→ Information given

┏━━

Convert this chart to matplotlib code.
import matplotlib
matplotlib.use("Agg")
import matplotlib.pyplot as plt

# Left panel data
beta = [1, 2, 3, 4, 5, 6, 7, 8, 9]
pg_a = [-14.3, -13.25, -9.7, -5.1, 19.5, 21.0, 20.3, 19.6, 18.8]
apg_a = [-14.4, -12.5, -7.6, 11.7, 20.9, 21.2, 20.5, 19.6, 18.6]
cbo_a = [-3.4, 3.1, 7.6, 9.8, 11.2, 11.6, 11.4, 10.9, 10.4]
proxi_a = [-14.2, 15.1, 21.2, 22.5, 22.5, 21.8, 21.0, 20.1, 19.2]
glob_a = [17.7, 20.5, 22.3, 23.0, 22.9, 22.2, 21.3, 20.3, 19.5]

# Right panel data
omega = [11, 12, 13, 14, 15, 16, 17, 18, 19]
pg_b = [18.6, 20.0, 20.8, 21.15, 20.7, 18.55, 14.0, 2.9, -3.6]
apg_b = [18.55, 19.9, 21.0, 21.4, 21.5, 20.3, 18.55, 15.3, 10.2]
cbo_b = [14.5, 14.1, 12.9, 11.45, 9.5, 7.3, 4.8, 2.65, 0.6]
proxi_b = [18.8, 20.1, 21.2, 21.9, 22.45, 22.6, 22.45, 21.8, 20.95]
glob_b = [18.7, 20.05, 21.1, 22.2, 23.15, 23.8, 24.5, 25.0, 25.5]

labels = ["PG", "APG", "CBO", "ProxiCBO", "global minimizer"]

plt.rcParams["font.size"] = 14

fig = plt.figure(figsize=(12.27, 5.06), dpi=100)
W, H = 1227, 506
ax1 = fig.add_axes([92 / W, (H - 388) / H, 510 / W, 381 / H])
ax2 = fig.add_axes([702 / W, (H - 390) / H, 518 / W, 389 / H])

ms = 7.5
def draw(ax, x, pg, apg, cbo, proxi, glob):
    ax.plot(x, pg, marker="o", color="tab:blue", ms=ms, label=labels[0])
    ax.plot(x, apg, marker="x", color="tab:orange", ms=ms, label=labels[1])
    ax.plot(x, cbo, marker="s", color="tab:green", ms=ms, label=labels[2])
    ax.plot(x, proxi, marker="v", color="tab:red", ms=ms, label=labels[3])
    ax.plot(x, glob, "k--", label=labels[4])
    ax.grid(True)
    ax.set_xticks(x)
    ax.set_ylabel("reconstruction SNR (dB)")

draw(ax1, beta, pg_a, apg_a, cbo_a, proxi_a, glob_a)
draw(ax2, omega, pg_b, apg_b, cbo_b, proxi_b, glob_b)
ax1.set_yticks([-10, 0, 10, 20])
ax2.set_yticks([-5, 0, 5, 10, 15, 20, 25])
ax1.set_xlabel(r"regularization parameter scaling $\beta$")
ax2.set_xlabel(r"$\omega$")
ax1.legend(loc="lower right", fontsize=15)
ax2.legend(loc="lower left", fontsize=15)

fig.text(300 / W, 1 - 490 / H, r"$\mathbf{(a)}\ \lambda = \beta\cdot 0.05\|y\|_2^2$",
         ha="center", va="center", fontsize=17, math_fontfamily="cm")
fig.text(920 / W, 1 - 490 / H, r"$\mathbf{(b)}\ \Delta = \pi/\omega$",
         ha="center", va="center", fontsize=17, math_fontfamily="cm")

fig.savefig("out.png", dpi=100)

┗━━
┏━━

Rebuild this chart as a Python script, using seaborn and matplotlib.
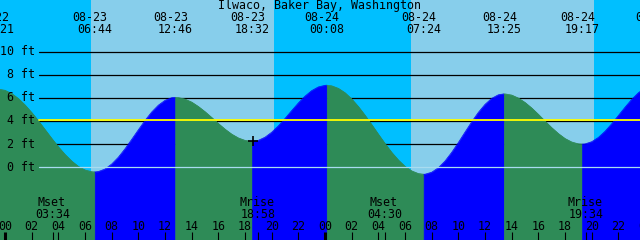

┗━━

→ What is being asked
Determine how many lines of the data contain the word "this", and reply with that number only.

→ The result
2